#### Dataset extract ####

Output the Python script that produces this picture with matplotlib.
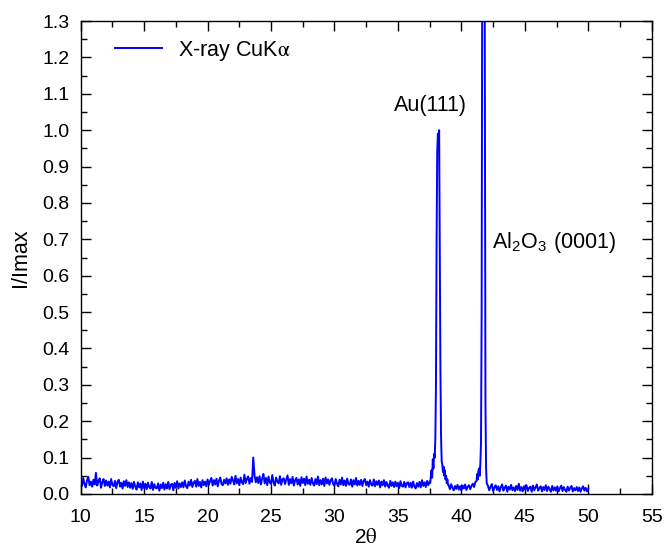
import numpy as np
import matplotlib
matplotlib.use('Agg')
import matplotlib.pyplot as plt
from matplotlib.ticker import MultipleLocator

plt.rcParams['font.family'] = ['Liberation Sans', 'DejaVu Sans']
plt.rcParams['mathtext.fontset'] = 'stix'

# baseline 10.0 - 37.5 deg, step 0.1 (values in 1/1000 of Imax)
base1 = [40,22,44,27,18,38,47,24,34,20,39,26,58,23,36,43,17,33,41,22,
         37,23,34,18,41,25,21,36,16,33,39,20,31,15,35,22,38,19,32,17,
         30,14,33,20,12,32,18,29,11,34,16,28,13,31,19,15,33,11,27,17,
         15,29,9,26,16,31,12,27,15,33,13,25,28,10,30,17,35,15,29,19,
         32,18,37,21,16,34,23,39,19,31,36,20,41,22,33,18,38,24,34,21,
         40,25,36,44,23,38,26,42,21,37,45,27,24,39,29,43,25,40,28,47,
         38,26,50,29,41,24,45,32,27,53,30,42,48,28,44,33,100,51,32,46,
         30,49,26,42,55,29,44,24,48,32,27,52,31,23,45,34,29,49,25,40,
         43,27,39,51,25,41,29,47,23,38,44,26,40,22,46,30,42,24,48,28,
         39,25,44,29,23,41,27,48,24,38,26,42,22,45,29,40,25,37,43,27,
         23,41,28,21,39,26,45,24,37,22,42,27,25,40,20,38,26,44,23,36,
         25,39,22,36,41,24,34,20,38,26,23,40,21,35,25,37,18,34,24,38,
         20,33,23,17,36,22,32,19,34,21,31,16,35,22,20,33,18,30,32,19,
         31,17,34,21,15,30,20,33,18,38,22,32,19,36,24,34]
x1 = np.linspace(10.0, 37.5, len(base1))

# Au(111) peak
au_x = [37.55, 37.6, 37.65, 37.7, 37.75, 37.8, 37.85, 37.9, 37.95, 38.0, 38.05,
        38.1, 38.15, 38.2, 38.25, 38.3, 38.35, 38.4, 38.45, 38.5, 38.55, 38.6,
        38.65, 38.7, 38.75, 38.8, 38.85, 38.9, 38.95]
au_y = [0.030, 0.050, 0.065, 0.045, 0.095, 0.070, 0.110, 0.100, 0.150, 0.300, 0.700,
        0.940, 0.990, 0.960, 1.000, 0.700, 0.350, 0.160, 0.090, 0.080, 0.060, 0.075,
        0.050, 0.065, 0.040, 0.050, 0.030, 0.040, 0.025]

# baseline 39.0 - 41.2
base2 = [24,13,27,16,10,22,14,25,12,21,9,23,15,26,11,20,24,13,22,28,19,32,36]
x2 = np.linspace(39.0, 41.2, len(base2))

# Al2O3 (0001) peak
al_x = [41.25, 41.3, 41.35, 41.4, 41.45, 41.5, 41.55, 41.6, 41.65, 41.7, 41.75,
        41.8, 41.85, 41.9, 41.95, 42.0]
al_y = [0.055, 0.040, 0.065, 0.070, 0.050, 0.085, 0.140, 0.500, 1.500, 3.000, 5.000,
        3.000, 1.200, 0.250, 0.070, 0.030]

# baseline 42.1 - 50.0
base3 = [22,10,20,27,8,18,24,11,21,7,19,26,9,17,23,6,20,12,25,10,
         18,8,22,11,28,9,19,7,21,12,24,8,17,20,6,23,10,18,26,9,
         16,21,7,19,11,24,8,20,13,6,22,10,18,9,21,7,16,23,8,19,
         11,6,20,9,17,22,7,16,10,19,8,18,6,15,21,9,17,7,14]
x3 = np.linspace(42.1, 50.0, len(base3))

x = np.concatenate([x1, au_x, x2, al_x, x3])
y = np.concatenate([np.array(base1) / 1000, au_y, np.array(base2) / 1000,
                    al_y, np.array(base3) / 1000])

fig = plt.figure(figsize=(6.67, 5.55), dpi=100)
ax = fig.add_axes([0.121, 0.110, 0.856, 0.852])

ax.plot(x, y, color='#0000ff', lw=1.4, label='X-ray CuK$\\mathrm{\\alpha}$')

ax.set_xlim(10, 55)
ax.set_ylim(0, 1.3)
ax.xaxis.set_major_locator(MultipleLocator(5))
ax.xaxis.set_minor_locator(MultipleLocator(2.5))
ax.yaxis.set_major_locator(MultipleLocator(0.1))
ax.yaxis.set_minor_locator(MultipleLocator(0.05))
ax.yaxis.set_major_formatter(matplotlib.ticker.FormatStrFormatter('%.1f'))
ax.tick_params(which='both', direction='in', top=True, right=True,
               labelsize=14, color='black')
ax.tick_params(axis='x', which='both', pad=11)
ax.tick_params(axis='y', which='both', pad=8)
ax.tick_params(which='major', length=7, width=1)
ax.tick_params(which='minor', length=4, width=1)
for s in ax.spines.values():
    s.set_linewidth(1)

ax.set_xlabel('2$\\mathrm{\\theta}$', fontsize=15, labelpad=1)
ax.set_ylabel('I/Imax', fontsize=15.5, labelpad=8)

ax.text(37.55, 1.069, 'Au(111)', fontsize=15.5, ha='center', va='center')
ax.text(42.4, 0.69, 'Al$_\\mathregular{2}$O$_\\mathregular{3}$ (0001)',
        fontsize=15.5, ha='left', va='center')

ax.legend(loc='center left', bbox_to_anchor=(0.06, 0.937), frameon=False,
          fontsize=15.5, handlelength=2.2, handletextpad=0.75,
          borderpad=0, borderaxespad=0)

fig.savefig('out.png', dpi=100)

####

**Exercise details:**
Skip the images and write out the rest of the listing exactly.

**Problem solution:**
Output the Python script that produces this picture with matplotlib.
import numpy as np
import matplotlib
matplotlib.use('Agg')
import matplotlib.pyplot as plt
from matplotlib.ticker import MultipleLocator

plt.rcParams['font.family'] = ['Liberation Sans', 'DejaVu Sans']
plt.rcParams['mathtext.fontset'] = 'stix'

# baseline 10.0 - 37.5 deg, step 0.1 (values in 1/1000 of Imax)
base1 = [40,22,44,27,18,38,47,24,34,20,39,26,58,23,36,43,17,33,41,22,
         37,23,34,18,41,25,21,36,16,33,39,20,31,15,35,22,38,19,32,17,
         30,14,33,20,12,32,18,29,11,34,16,28,13,31,19,15,33,11,27,17,
         15,29,9,26,16,31,12,27,15,33,13,25,28,10,30,17,35,15,29,19,
         32,18,37,21,16,34,23,39,19,31,36,20,41,22,33,18,38,24,34,21,
         40,25,36,44,23,38,26,42,21,37,45,27,24,39,29,43,25,40,28,47,
         38,26,50,29,41,24,45,32,27,53,30,42,48,28,44,33,100,51,32,46,
         30,49,26,42,55,29,44,24,48,32,27,52,31,23,45,34,29,49,25,40,
         43,27,39,51,25,41,29,47,23,38,44,26,40,22,46,30,42,24,48,28,
         39,25,44,29,23,41,27,48,24,38,26,42,22,45,29,40,25,37,43,27,
         23,41,28,21,39,26,45,24,37,22,42,27,25,40,20,38,26,44,23,36,
         25,39,22,36,41,24,34,20,38,26,23,40,21,35,25,37,18,34,24,38,
         20,33,23,17,36,22,32,19,34,21,31,16,35,22,20,33,18,30,32,19,
         31,17,34,21,15,30,20,33,18,38,22,32,19,36,24,34]
x1 = np.linspace(10.0, 37.5, len(base1))

# Au(111) peak
au_x = [37.55, 37.6, 37.65, 37.7, 37.75, 37.8, 37.85, 37.9, 37.95, 38.0, 38.05,
        38.1, 38.15, 38.2, 38.25, 38.3, 38.35, 38.4, 38.45, 38.5, 38.55, 38.6,
        38.65, 38.7, 38.75, 38.8, 38.85, 38.9, 38.95]
au_y = [0.030, 0.050, 0.065, 0.045, 0.095, 0.070, 0.110, 0.100, 0.150, 0.300, 0.700,
        0.940, 0.990, 0.960, 1.000, 0.700, 0.350, 0.160, 0.090, 0.080, 0.060, 0.075,
        0.050, 0.065, 0.040, 0.050, 0.030, 0.040, 0.025]

# baseline 39.0 - 41.2
base2 = [24,13,27,16,10,22,14,25,12,21,9,23,15,26,11,20,24,13,22,28,19,32,36]
x2 = np.linspace(39.0, 41.2, len(base2))

# Al2O3 (0001) peak
al_x = [41.25, 41.3, 41.35, 41.4, 41.45, 41.5, 41.55, 41.6, 41.65, 41.7, 41.75,
        41.8, 41.85, 41.9, 41.95, 42.0]
al_y = [0.055, 0.040, 0.065, 0.070, 0.050, 0.085, 0.140, 0.500, 1.500, 3.000, 5.000,
        3.000, 1.200, 0.250, 0.070, 0.030]

# baseline 42.1 - 50.0
base3 = [22,10,20,27,8,18,24,11,21,7,19,26,9,17,23,6,20,12,25,10,
         18,8,22,11,28,9,19,7,21,12,24,8,17,20,6,23,10,18,26,9,
         16,21,7,19,11,24,8,20,13,6,22,10,18,9,21,7,16,23,8,19,
         11,6,20,9,17,22,7,16,10,19,8,18,6,15,21,9,17,7,14]
x3 = np.linspace(42.1, 50.0, len(base3))

x = np.concatenate([x1, au_x, x2, al_x, x3])
y = np.concatenate([np.array(base1) / 1000, au_y, np.array(base2) / 1000,
                    al_y, np.array(base3) / 1000])

fig = plt.figure(figsize=(6.67, 5.55), dpi=100)
ax = fig.add_axes([0.121, 0.110, 0.856, 0.852])

ax.plot(x, y, color='#0000ff', lw=1.4, label='X-ray CuK$\\mathrm{\\alpha}$')

ax.set_xlim(10, 55)
ax.set_ylim(0, 1.3)
ax.xaxis.set_major_locator(MultipleLocator(5))
ax.xaxis.set_minor_locator(MultipleLocator(2.5))
ax.yaxis.set_major_locator(MultipleLocator(0.1))
ax.yaxis.set_minor_locator(MultipleLocator(0.05))
ax.yaxis.set_major_formatter(matplotlib.ticker.FormatStrFormatter('%.1f'))
ax.tick_params(which='both', direction='in', top=True, right=True,
               labelsize=14, color='black')
ax.tick_params(axis='x', which='both', pad=11)
ax.tick_params(axis='y', which='both', pad=8)
ax.tick_params(which='major', length=7, width=1)
ax.tick_params(which='minor', length=4, width=1)
for s in ax.spines.values():
    s.set_linewidth(1)

ax.set_xlabel('2$\\mathrm{\\theta}$', fontsize=15, labelpad=1)
ax.set_ylabel('I/Imax', fontsize=15.5, labelpad=8)

ax.text(37.55, 1.069, 'Au(111)', fontsize=15.5, ha='center', va='center')
ax.text(42.4, 0.69, 'Al$_\\mathregular{2}$O$_\\mathregular{3}$ (0001)',
        fontsize=15.5, ha='left', va='center')

ax.legend(loc='center left', bbox_to_anchor=(0.06, 0.937), frameon=False,
          fontsize=15.5, handlelength=2.2, handletextpad=0.75,
          borderpad=0, borderaxespad=0)

fig.savefig('out.png', dpi=100)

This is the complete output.